On Tue, 2008-11-11 at 22:40 +0000, Rob MacGregor wrote:
> Ok, you have to know what to look for, but dropping "theo
> virtualisation" into Google got:
> You may find them food for thought ;)
The premise that "All software has bugs, the hypervisor is software,
therefore the hypervisor has bugs" is valid. But not all bugs open holes
that can be exploited.
I (for one) like the fact that Theo is paranoid, his work has provided
many with needed security and good user experiences. However, you have
to take some things with a grain of salt. He anticipates and describes,
not documents a negative. But that's how research begins.
On the other side, one really does need to consider the possible scope
of damages should the worst happen. With a conventional setup, a
privilege issue in the kernel means only needing to patch and audit
servers running that version.
A vulnerability in the HV would multiply that * the # of guests + dom-0
per physical server.
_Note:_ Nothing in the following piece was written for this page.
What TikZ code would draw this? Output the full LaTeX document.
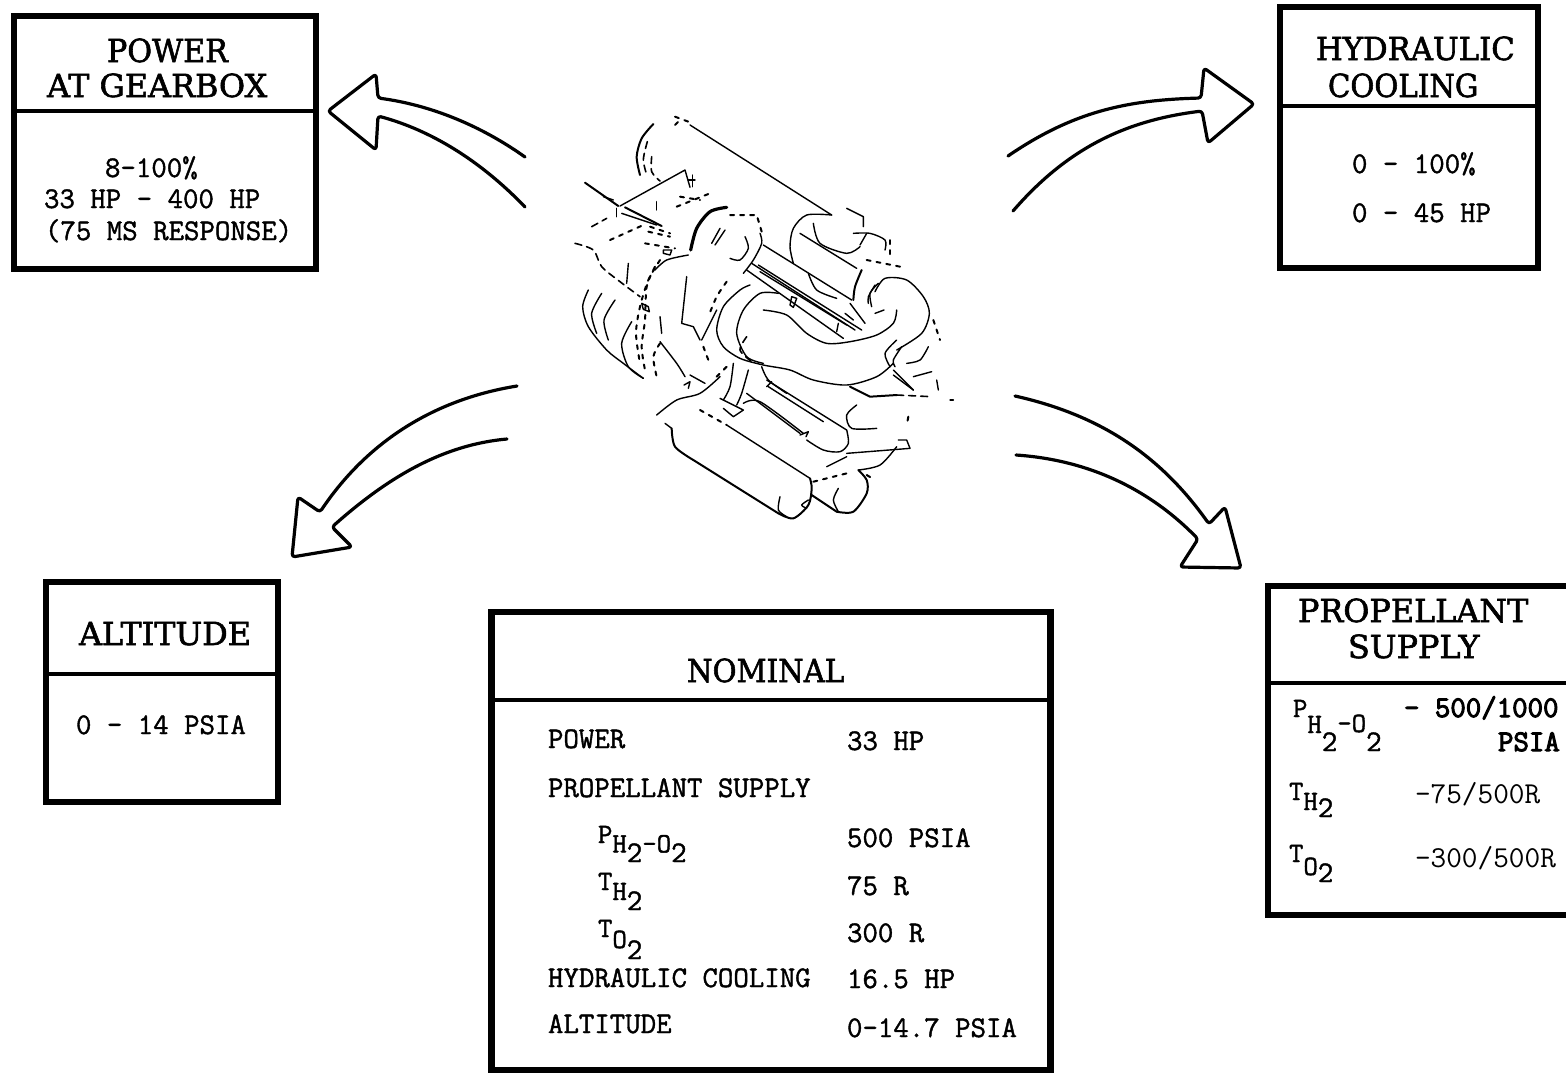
\documentclass[tikz,border=0pt]{standalone}
\usepackage{fontspec}
\usepackage{graphicx}
\newfontfamily\titlefont{DejaVu Serif}
\newfontfamily\monofont{Latin Modern Mono}
\newcommand{\ttl}{\titlefont\fontsize{15.9}{18}\selectfont}
\newcommand{\mon}{\monofont\fontsize{15}{17}\selectfont}
\newcommand{\mons}{\monofont\fontsize{14}{17}\selectfont}
\newcommand{\monl}{\monofont\fontsize{15.2}{17}\selectfont}
\newcommand{\dn}[2]{\raisebox{-#1pt}{#2}}
\newcommand{\ddn}[2]{\raisebox{-#1pt}{\mon #2}}
\newcommand{\sx}[2]{\scalebox{#1}[1]{#2}}
\newcommand{\strokeon}[1]{\special{pdf:literal direct #1 w 2 Tr}}
\newcommand{\strokeoff}{\special{pdf:literal direct 0 Tr}}
\tikzset{
  boxa/.style={draw=black,line width=3.3pt,inner sep=0pt,outer sep=0pt,fill=none,line join=miter},
  divline/.style={line width=1.8pt},
  plain text/.style={anchor=base west,inner sep=0pt,outer sep=0pt},
  ttext/.style={plain text,font=\ttl,execute at begin node=\strokeon{0.3},execute at end node=\strokeoff},
  mtext/.style={plain text,font=\mon,execute at begin node=\strokeon{0.2},execute at end node=\strokeoff},
  btext/.style={plain text,font=\mon,execute at begin node=\strokeon{0.5},execute at end node=\strokeoff},
  stext/.style={plain text,font=\mons,execute at begin node=\strokeon{0.2},execute at end node=\strokeoff},
  ltext/.style={plain text,font=\monl},
  bigarrow/.style={draw=black,line width=1.6pt,line join=round,line cap=round,rounded corners=1.5pt},
  eng/.style={draw=black,line width=0.7pt,line cap=round,line join=round},
  engb/.style={eng,line width=1pt},
  engd/.style={eng,line width=0.8pt,dash pattern=on 3.5pt off 2.5pt},
  engt/.style={eng,line width=1pt,dash pattern=on 2pt off 3pt}
}
\begin{document}
\begin{tikzpicture}[x=0.5pt,y=-0.5pt]
\useasboundingbox (0,0) rectangle (1566,1073);
% boxes
\node[boxa,minimum width=151pt,minimum height=126.5pt] (powerbox) at (165,142.5) {};
\coordinate (powerdiv) at (0,111);
\draw[divline] (powerbox.west |- powerdiv) -- (powerbox.east |- powerdiv);
\node[boxa,minimum width=129pt,minimum height=130.5pt] (hydbox) at (1409,137.5) {};
\coordinate (hyddiv) at (0,106);
\draw[divline] (hydbox.west |- hyddiv) -- (hydbox.east |- hyddiv);
\node[boxa,minimum width=116pt,minimum height=110pt] (altbox) at (162,692) {};
\coordinate (altdiv) at (0,674);
\draw[divline] (altbox.west |- altdiv) -- (altbox.east |- altdiv);
\node[boxa,minimum width=279.5pt,minimum height=229pt] (nombox) at (771,841) {};
\coordinate (nomdiv) at (0,700);
\draw[divline] (nombox.west |- nomdiv) -- (nombox.east |- nomdiv);
\coordinate (propTR) at (1566,586);
\coordinate (propTL) at (1268,586);
\coordinate (propBL) at (1268,915);
\coordinate (propBR) at (1566,915);
\coordinate (propDL) at (1268,683);
\coordinate (propDR) at (1566,683);
\draw[line width=3.3pt] (propTR) -- (propTL) -- (propBL) -- (propBR);
\draw[line width=2.4pt] (propDL) -- (propDR);
% arrows
\draw[bigarrow] (525,157) .. controls (480,125) and (430,105) .. (378,98) -- (376,74) -- (328,111) -- (376,150) -- (378,116) .. controls (430,130) and (480,160) .. (525,207);
\draw[bigarrow] (1008,156) .. controls (1075,110) and (1130,100) .. (1201,98) -- (1204,68) -- (1254,104) -- (1208,143) -- (1202,111) .. controls (1130,120) and (1070,145) .. (1013,211);
\draw[bigarrow] (517,386) .. controls (430,400) and (365,445) .. (320,512) -- (298,497) -- (292,557) -- (352,547) -- (332,527) .. controls (385,480) and (440,445) .. (507,439);
\draw[bigarrow] (1015,396) .. controls (1100,415) and (1160,455) .. (1209,524) -- (1225,507) -- (1241,568) -- (1180,567) -- (1198,539) .. controls (1150,490) and (1090,460) .. (1016,455);
% box titles
\node[ttext] (t1a) at (107,62) {\sx{.95}{POWER}};
\node[ttext] (t1b) at (47,97) {AT GEARBOX};
\node[mtext] (b1a) at (105,177) {8-100\%};
\node[mtext] (b1b) at (44,208) {33 HP - 400 HP};
\node[mtext] (b1c) at (45,240) {(75 MS RESPONSE)};
\node[ttext] (t2a) at (1316,60) {\sx{.965}{HYDRAULIC}};
\node[ttext] (t2b) at (1328,97) {\sx{.92}{COOLING}};
\node[mtext] (b2a) at (1352,173) {0 - 100\%};
\node[mtext] (b2b) at (1352,222) {0 - 45 HP};
\node[ttext] (t3) at (79,645) {ALTITUDE};
\node[mtext] (b3) at (76,734) {0 - 14 PSIA};
\node[ttext] (t4) at (687,682) {\sx{.92}{NOMINAL}};
\node[mtext] (n1) at (548,748) {POWER};
\node[mtext] (n2) at (548,797) {PROPELLANT SUPPLY};
\node[stext] (n3) at (598,843) {P\dn{4.7}{H}\ddn{9.5}{2}\dn{4.7}{-O}\ddn{9.5}{2}};
\node[stext] (n4) at (598,890) {T\dn{5}{H}\ddn{10}{2}};
\node[stext] (n5) at (598,937) {T\dn{5.5}{O}\ddn{11}{2}};
\node[mtext] (n6) at (548,987) {HYDRAULIC COOLING};
\node[mtext] (n7) at (548,1033) {ALTITUDE};
\node[mtext] (v1) at (847,750) {33 HP};
\node[mtext] (v3) at (847,847) {500 PSIA};
\node[mtext] (v4) at (847,895) {75 R};
\node[mtext] (v5) at (847,942) {300 R};
\node[mtext] (v6) at (847,988) {16.5 HP};
\node[mtext] (v7) at (847,1037) {0-14.7 PSIA};
\node[ttext] (t5a) at (1298,622) {PROPELLANT};
\node[ttext] (t5b) at (1348,658) {SUPPLY};
\node[stext] (p1) at (1293,717) {P\dn{8}{H}\ddn{17}{2}\dn{7.5}{-O}\ddn{17}{2}};
\node[btext] (p1v) at (1404,717) {- 500/1000};
\node[btext] (p1u) at (1498,751) {PSIA};
\node[stext] (p2) at (1289,800) {T\dn{5}{H}\ddn{8.5}{2}};
\node[ltext] (p2v) at (1415,803) {-75/500R};
\node[stext] (p3) at (1289,862) {T\dn{6.5}{O}\ddn{10}{2}};
\node[ltext] (p3v) at (1415,867) {-300/500R};
% engine, traced
\begin{scope}[shift={(560,100)},x=0.16667pt,y=-0.16667pt]
\draw[eng] (390,75) -- (815,345);
\draw[engb] plot[smooth] coordinates {(280,72) (245,115) (230,170) (240,225)};
\draw[engd] plot[smooth] coordinates {(262,125) (250,180) (262,230)};
\draw[engd] plot[smooth] coordinates {(275,170) (275,215) (300,243)};
\draw[engt] (345,50) -- (385,65);
\draw[engt] (345,75) -- (360,60);
% rods
\draw[engb] (75,248) -- (175,318);
\draw[engb] (195,322) -- (305,378);
\draw[eng] (185,340) -- (290,375);
\draw[eng] (180,318) -- (375,210) -- (390,262);
\draw[eng] (170,325) -- (170,350);
\draw[eng] (398,225) -- (398,260);
\draw[eng] (385,240) -- (405,240);
\draw[eng] (130,290) -- (160,300);
% left housing
\draw[engd] (95,380) -- (140,355);
\draw[engt] (150,420) -- (250,375);
\draw[engd] plot[smooth] coordinates {(45,430) (100,450) (125,500) (180,545) (240,590)};
\draw[engt] (265,395) -- (330,410);
\draw[engt] (255,430) -- (345,445);
\draw[engt] (350,320) -- (450,280);
\draw[eng] (290,305) -- (290,330);
\draw[eng] (205,490) -- (200,550);
\draw[eng] (310,450) -- (335,450) -- (330,465) -- (310,460) -- cycle;
\draw[engt] (360,290) -- (420,300);
\draw[engt] (270,380) -- (330,400);
% left cylinder
\draw[eng] plot[smooth] coordinates {(85,570) (68,620) (85,680) (140,750) (190,790) (250,835)};
\draw[eng] plot[smooth] coordinates {(125,580) (95,640) (110,700)};
\draw[eng] plot[smooth] coordinates {(165,600) (132,660) (145,720)};
\draw[eng] plot[smooth] coordinates {(215,665) (185,730) (205,800) (250,835)};
\draw[engt] plot[smooth] coordinates {(300,480) (265,540) (240,620) (228,700) (240,790)};
\draw[engt] plot[smooth] coordinates {(285,500) (260,560) (255,660) (245,740) (255,810)};
\draw[eng] (245,610) -- (265,620) -- (268,635) -- (250,628) -- cycle;
% ring
\draw[eng,line width=1.6pt] plot[smooth] coordinates {(392,450) (410,385) (450,335) (500,322)};
\draw[eng] plot[smooth] coordinates {(600,400) (605,430) (580,480) (550,520)};
\draw[engt] (510,345) -- (590,345) -- (605,395);
\draw[eng] plot[smooth] coordinates {(555,410) (565,445) (540,480) (510,475)};
\draw[eng] (455,430) -- (480,385);
\draw[eng] (465,435) -- (495,390);
% main body
\draw[eng] plot[smooth] coordinates {(385,465) (320,480) (285,510)};
\draw[eng] (300,650) -- (305,700);
\draw[eng] (380,530) -- (365,670) -- (400,680) -- (420,720);
\draw[eng] (470,630) -- (425,720);
\draw[eng] plot[smooth] coordinates {(300,725) (350,790) (375,830)};
\draw[engt] plot[smooth] coordinates {(300,730) (280,770) (290,830)};
\draw[engt] plot[smooth] coordinates {(500,545) (470,590) (445,650)};
\draw[engt] (430,740) -- (445,780);
% S pipe
\draw[eng] plot[smooth] coordinates {(945,575) (975,535) (1040,540) (1090,590) (1108,640) (1085,700) (1010,750)};
\draw[eng] plot[smooth] coordinates {(1000,790) (950,830) (860,855) (760,840) (690,810) (610,795) (540,775) (490,740) (470,690) (490,620) (540,570) (570,555)};
\draw[eng] plot[smooth] coordinates {(655,580) (600,580) (550,630) (530,700) (560,770) (610,790)};
\draw[eng] plot[smooth] coordinates {(610,630) (680,645) (740,700) (800,730) (870,725) (950,705) (1000,670) (1010,630)};
\draw[eng] plot[smooth] coordinates {(1010,720) (975,760) (990,800)};
\draw[eng] plot[smooth] coordinates {(1025,740) (1000,780) (1005,800)};
\draw[eng] plot[smooth] coordinates {(955,550) (930,580) (935,620)};
\draw[eng] plot[smooth] coordinates {(945,555) (925,590) (925,610)};
\draw[engd] plot[smooth] coordinates {(560,710) (540,750) (575,785)};
% upper-right cylinder
\draw[eng] plot[smooth] coordinates {(815,345) (740,345) (700,385) (690,440) (700,490)};
\draw[eng] (720,400) -- (890,505);
\draw[eng] plot[smooth] coordinates {(760,370) (780,430) (860,460) (900,440)};
\draw[eng] (610,435) -- (875,600);
\draw[eng] plot[smooth] coordinates {(745,520) (770,570) (830,595)};
\draw[eng] (860,325) -- (910,350) -- (910,380);
\draw[eng] plot[smooth] coordinates {(880,400) (930,400) (975,420) (975,450)};
\draw[eng] (920,400) -- (900,435);
\draw[engt] (990,420) -- (990,470);
\draw[engb] plot[smooth] coordinates {(905,510) (885,560) (880,600)};
\draw[engt] (920,480) -- (1020,500);
% rails
\draw[eng] (575,490) -- (885,690);
\draw[eng] (595,495) -- (905,690);
\draw[eng] (560,510) -- (850,715);
\draw[eng] (600,515) -- (860,675);
\draw[eng] (695,590) -- (710,595) -- (700,622) -- (690,615) -- cycle;
\draw[eng] (855,640) -- (880,660);
\draw[eng] (835,670) -- (830,695);
\draw[eng] (945,640) -- (972,630);
\draw[eng] (870,610) -- (915,670);
% lower tubes
\draw[eng] (620,840) -- (860,990);
\draw[eng] (625,860) -- (790,965);
\draw[eng] (560,880) -- (720,1000);
\draw[eng] plot[smooth] coordinates {(550,910) (600,905) (730,1000)};
\draw[eng] (720,1005) -- (745,995) -- (738,1010);
\draw[eng] plot[smooth] coordinates {(860,990) (865,1030) (840,1055) (790,1050) (740,1020)};
\draw[eng] (620,860) -- (635,845);
% bottom cylinders
\draw[engb] plot[smooth] coordinates {(335,985) (345,1040) (400,1080)};
\draw[engb] (400,1080) -- (655,1240);
\draw[engb] plot[smooth] coordinates {(655,1240) (700,1255) (745,1215) (755,1165) (750,1135)};
\draw[eng] (500,975) -- (750,1135);
\draw[engt] (420,930) -- (500,975);
\draw[eng] plot[smooth] coordinates {(660,1190) (655,1230) (680,1250)};
\draw[eng] plot[smooth] coordinates {(745,1200) (725,1215) (740,1225)};
\draw[engb] (755,1185) -- (830,1235);
\draw[engb] plot[smooth] coordinates {(830,1235) (880,1235) (920,1180) (920,1140) (895,1110)};
\draw[eng] plot[smooth] coordinates {(835,1165) (820,1200) (835,1235)};
\draw[engt] (760,1145) -- (860,1120);
\draw[engt] (920,1125) -- (945,1140);
% right blob
\draw[eng] plot[smooth] coordinates {(890,915) (860,945) (875,985) (950,985)};
\draw[eng] plot[smooth] coordinates {(895,1110) (960,1095) (1010,1040)};
\draw[eng] (860,1060) -- (1050,1045) -- (1040,1020) -- (1015,1020);
\draw[engb] (870,860) -- (930,890) -- (1010,885);
\draw[engd] (1010,885) -- (1115,890);
\draw[eng] (1000,810) -- (1060,870);
\draw[eng] (1000,825) -- (1060,870);
\draw[eng] (1060,830) -- (1115,815);
\draw[eng] (1130,840) -- (1135,870);
\draw[eng] plot[smooth] coordinates {(1040,790) (1080,780) (1105,740)};
\draw[engt] (1120,660) -- (1140,720);
\draw[eng] (1170,900) -- (1180,900);
\draw[engt] (1045,950) -- (1040,975);
\draw[eng] (800,1100) -- (860,1070);
% centre junk
\draw[eng] (390,825) -- (435,850);
\draw[eng] (372,855) -- (390,845) -- (385,865);
\draw[eng] plot[smooth] coordinates {(290,945) (350,900) (420,880) (480,830)};
\draw[eng] (480,895) -- (550,930) -- (520,950) -- (490,925);
\draw[eng] plot[smooth] coordinates {(520,790) (510,860) (490,900)};
\draw[eng] plot[smooth] coordinates {(565,810) (545,880) (530,915)};
\draw[eng] (315,970) -- (335,985);
\draw[engt] (470,830) -- (500,800);
\draw[eng] plot[smooth] coordinates {(605,800) (625,840) (680,880)};
\end{scope}
\end{tikzpicture}
\end{document}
So in essence, using Xen gives you 1 * the number
of physical servers more to audit or restore in the worst case. I agree
that the potential risk is greater, but I think it gets blown out of
proportion by the media.
Another CVE like the vmsplice hole in Linux could ruin your day just as
badly, if not worse. Or the Debian SSH keygen issue that went undetected
for years. I agree that examining the HV for potential holes is needed
work, but I think many focus on it just to ride the hype.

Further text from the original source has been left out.